Figure scripts:
══════════════════════════════

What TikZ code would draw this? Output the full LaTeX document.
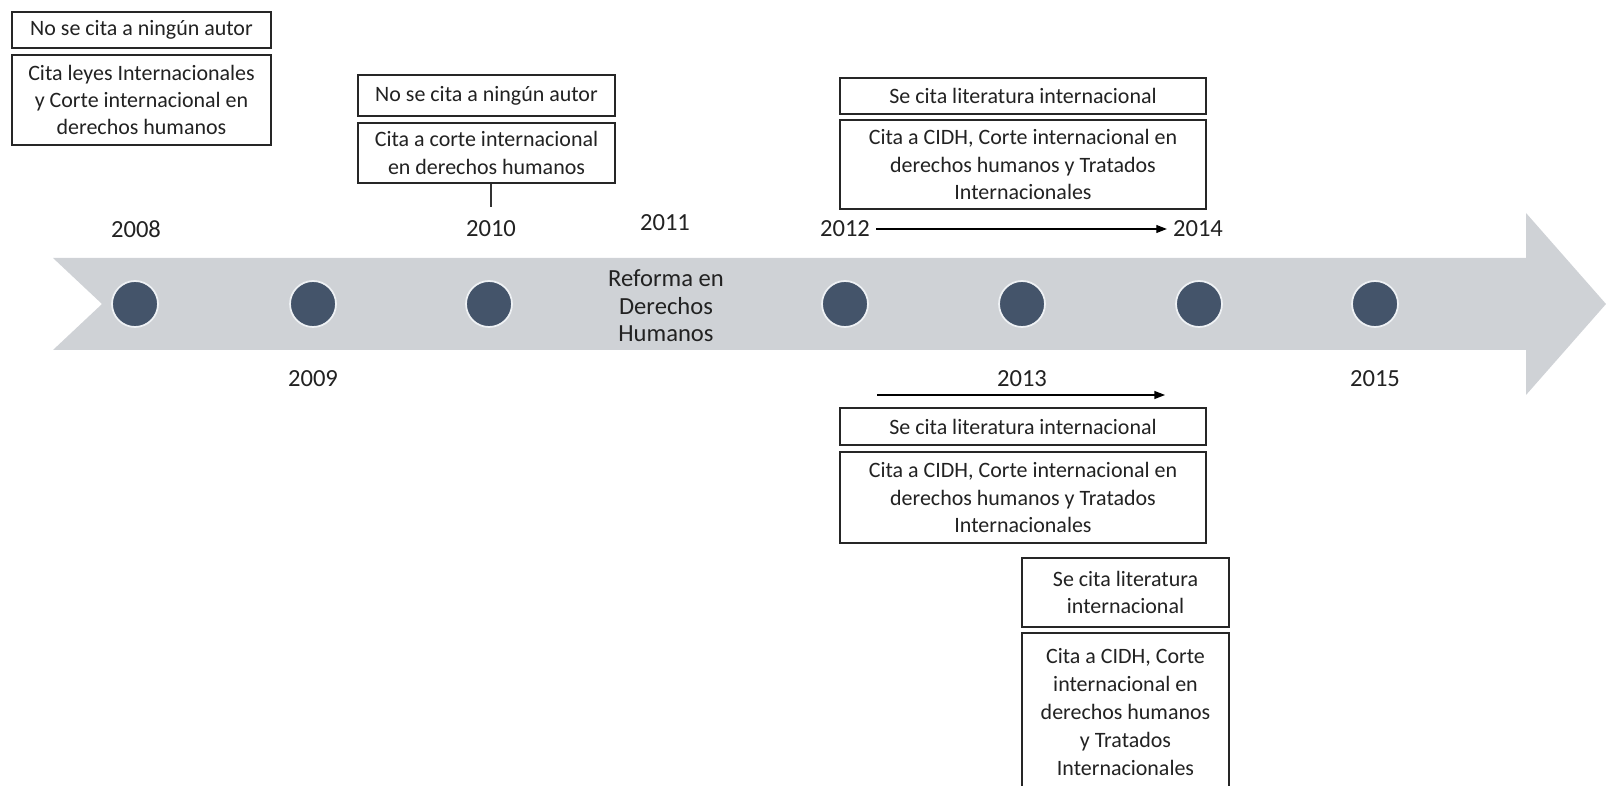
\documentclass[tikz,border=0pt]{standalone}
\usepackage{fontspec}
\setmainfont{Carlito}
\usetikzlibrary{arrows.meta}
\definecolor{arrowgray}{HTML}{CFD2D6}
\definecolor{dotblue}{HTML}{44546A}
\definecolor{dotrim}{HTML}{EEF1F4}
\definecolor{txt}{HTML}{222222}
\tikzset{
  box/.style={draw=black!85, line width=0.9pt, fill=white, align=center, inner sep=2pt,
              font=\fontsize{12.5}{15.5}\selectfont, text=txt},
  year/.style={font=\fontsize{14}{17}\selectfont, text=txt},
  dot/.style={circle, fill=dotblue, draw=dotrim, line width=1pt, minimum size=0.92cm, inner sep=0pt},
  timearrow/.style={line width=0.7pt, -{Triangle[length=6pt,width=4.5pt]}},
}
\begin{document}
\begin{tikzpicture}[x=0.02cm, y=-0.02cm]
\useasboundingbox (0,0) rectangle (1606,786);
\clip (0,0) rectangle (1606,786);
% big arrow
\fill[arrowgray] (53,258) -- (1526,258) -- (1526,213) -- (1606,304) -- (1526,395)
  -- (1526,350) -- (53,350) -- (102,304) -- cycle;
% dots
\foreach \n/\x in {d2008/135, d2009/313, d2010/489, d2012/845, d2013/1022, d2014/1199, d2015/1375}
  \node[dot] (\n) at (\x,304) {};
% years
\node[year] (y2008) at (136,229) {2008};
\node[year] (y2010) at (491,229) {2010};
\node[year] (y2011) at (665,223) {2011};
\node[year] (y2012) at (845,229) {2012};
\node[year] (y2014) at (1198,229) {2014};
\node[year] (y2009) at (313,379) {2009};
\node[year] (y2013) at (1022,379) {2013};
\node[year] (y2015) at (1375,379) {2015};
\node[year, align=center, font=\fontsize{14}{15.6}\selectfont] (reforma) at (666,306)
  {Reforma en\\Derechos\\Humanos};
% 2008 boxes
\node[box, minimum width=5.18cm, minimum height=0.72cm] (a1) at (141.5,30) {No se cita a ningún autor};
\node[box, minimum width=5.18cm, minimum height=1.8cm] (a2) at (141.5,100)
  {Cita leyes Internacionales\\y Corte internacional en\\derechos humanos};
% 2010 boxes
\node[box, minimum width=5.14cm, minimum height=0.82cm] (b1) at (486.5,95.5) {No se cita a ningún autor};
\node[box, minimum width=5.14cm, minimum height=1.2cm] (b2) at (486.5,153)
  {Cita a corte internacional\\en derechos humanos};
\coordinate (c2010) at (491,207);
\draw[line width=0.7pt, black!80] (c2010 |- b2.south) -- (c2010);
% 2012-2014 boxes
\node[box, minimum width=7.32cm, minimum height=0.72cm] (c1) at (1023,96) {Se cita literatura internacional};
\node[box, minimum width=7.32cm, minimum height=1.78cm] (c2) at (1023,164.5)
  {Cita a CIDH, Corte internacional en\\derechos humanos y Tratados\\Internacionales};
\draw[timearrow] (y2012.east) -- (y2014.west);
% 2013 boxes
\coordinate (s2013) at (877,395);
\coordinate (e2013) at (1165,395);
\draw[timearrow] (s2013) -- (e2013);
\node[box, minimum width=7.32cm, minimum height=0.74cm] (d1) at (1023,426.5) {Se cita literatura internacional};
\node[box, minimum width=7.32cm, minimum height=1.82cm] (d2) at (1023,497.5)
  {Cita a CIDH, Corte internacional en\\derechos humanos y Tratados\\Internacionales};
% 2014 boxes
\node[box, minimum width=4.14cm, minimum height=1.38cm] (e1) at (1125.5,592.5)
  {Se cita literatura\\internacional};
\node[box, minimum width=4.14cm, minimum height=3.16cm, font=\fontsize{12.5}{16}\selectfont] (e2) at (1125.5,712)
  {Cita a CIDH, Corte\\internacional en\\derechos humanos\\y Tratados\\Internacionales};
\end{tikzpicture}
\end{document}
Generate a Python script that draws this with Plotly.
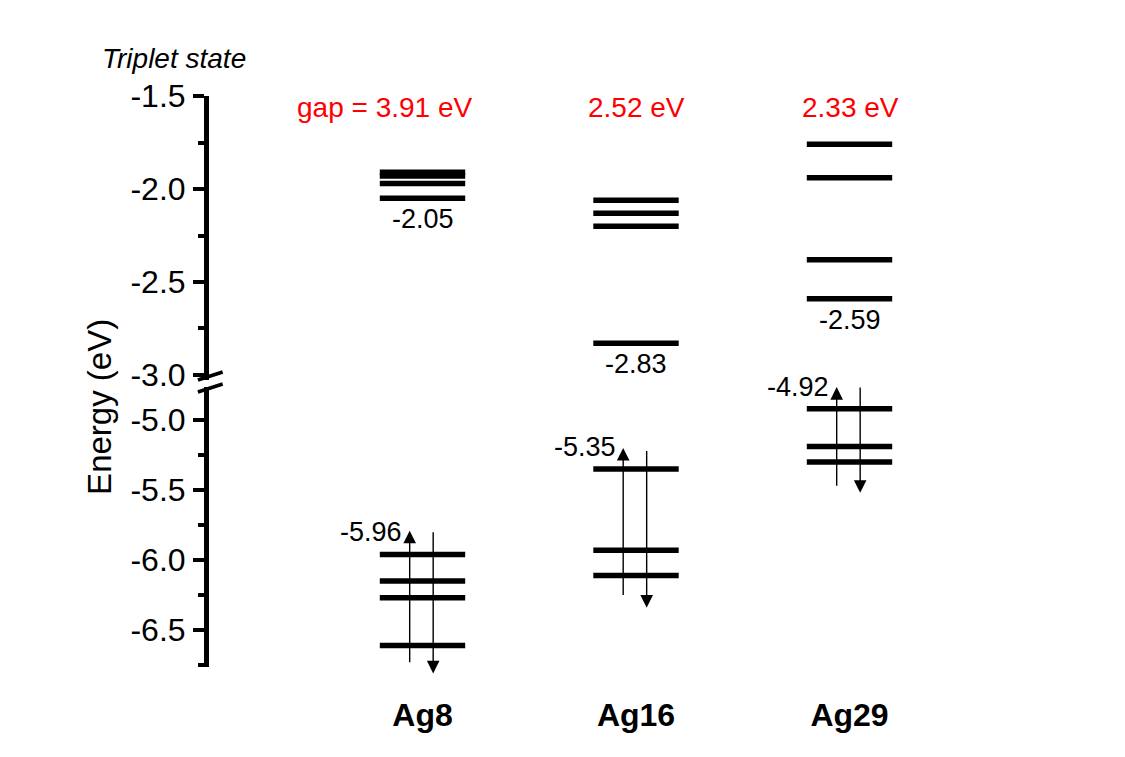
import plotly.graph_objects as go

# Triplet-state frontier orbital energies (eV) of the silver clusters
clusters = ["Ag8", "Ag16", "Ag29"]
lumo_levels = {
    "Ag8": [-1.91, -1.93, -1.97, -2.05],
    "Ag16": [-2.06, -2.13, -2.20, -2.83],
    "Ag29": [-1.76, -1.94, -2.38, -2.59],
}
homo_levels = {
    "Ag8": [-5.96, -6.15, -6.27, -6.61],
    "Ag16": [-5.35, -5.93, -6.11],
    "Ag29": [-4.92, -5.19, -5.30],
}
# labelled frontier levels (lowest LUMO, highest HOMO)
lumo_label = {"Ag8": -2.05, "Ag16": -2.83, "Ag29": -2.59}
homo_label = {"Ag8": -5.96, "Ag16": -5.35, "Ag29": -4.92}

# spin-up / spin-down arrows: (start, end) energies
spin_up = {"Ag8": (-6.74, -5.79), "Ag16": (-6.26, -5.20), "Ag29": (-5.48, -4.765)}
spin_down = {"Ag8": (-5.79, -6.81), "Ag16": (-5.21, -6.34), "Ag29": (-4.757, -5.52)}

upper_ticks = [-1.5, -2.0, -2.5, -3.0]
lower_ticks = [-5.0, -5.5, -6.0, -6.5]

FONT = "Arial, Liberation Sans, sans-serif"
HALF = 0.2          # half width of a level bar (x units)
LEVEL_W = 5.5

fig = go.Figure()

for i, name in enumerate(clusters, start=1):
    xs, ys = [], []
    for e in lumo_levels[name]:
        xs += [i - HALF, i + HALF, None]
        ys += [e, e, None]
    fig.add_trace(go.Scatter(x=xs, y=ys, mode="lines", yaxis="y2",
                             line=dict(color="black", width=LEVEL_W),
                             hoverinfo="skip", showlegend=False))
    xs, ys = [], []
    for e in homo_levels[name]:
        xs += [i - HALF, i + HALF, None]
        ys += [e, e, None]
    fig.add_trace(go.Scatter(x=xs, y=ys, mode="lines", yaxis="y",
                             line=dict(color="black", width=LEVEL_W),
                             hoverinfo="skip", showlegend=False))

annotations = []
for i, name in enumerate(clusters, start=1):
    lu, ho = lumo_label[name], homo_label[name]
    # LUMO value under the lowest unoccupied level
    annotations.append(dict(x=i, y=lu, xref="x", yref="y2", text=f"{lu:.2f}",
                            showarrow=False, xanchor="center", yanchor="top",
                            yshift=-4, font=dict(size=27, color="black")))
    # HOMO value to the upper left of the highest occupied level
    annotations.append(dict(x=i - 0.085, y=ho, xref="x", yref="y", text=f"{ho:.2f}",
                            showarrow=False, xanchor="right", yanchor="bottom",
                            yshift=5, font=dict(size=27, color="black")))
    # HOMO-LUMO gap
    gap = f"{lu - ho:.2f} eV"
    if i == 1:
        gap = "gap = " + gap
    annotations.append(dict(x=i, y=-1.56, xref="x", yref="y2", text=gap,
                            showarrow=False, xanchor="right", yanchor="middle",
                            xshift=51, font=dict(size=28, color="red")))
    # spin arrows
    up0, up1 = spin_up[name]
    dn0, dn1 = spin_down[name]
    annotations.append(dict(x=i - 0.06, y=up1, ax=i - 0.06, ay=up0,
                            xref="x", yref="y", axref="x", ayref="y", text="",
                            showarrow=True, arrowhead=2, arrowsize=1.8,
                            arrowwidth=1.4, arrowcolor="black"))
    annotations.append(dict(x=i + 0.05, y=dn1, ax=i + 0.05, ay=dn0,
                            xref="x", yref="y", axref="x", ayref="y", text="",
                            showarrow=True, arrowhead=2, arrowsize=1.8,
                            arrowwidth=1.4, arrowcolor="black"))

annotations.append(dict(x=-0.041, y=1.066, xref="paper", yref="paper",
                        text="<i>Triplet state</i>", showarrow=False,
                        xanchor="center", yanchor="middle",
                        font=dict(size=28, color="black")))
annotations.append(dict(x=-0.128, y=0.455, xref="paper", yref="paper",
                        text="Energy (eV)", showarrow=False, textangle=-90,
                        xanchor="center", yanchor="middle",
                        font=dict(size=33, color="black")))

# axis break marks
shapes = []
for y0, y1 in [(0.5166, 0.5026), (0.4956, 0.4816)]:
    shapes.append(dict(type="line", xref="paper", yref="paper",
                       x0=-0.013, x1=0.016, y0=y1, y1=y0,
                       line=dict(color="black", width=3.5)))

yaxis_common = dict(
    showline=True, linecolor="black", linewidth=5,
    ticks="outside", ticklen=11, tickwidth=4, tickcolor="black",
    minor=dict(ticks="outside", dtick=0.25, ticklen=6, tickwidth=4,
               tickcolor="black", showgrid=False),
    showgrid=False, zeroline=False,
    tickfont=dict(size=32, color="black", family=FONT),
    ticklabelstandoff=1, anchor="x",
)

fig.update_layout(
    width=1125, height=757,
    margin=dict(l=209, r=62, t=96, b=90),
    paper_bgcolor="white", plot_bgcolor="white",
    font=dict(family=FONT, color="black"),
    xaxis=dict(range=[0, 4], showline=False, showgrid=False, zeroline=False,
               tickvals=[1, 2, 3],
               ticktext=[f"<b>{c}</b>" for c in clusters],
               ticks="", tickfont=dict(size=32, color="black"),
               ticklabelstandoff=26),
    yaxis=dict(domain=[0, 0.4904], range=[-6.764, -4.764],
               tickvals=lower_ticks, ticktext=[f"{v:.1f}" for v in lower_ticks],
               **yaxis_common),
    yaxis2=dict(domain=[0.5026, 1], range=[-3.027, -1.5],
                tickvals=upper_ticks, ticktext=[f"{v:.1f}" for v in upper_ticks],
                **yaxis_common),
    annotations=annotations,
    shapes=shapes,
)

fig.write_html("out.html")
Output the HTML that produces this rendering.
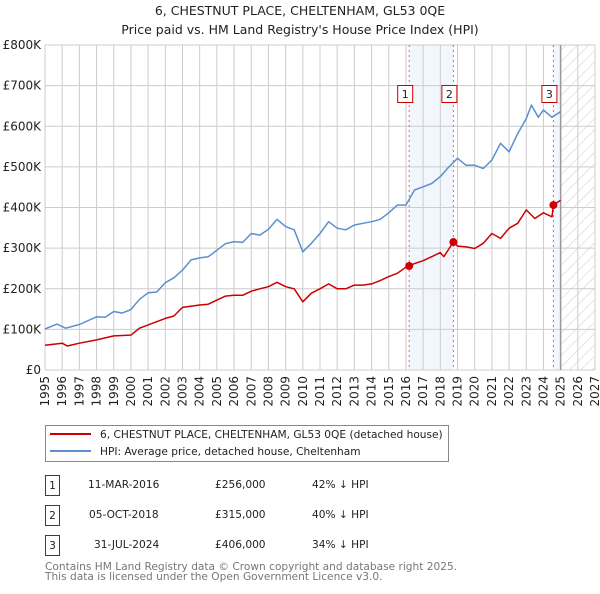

══════════════════════════════

WHAT YOU NEED TO DO: Look above for the line with "Generate a Python" and the line with "fig = go.Figure()"; set down those two lines and all lines between them exactly, without pictures and without anything else.

RESULT:
Generate a Python script that draws this with Plotly.
import plotly.graph_objects as go

# Triplet-state frontier orbital energies (eV) of the silver clusters
clusters = ["Ag8", "Ag16", "Ag29"]
lumo_levels = {
    "Ag8": [-1.91, -1.93, -1.97, -2.05],
    "Ag16": [-2.06, -2.13, -2.20, -2.83],
    "Ag29": [-1.76, -1.94, -2.38, -2.59],
}
homo_levels = {
    "Ag8": [-5.96, -6.15, -6.27, -6.61],
    "Ag16": [-5.35, -5.93, -6.11],
    "Ag29": [-4.92, -5.19, -5.30],
}
# labelled frontier levels (lowest LUMO, highest HOMO)
lumo_label = {"Ag8": -2.05, "Ag16": -2.83, "Ag29": -2.59}
homo_label = {"Ag8": -5.96, "Ag16": -5.35, "Ag29": -4.92}

# spin-up / spin-down arrows: (start, end) energies
spin_up = {"Ag8": (-6.74, -5.79), "Ag16": (-6.26, -5.20), "Ag29": (-5.48, -4.765)}
spin_down = {"Ag8": (-5.79, -6.81), "Ag16": (-5.21, -6.34), "Ag29": (-4.757, -5.52)}

upper_ticks = [-1.5, -2.0, -2.5, -3.0]
lower_ticks = [-5.0, -5.5, -6.0, -6.5]

FONT = "Arial, Liberation Sans, sans-serif"
HALF = 0.2          # half width of a level bar (x units)
LEVEL_W = 5.5

fig = go.Figure()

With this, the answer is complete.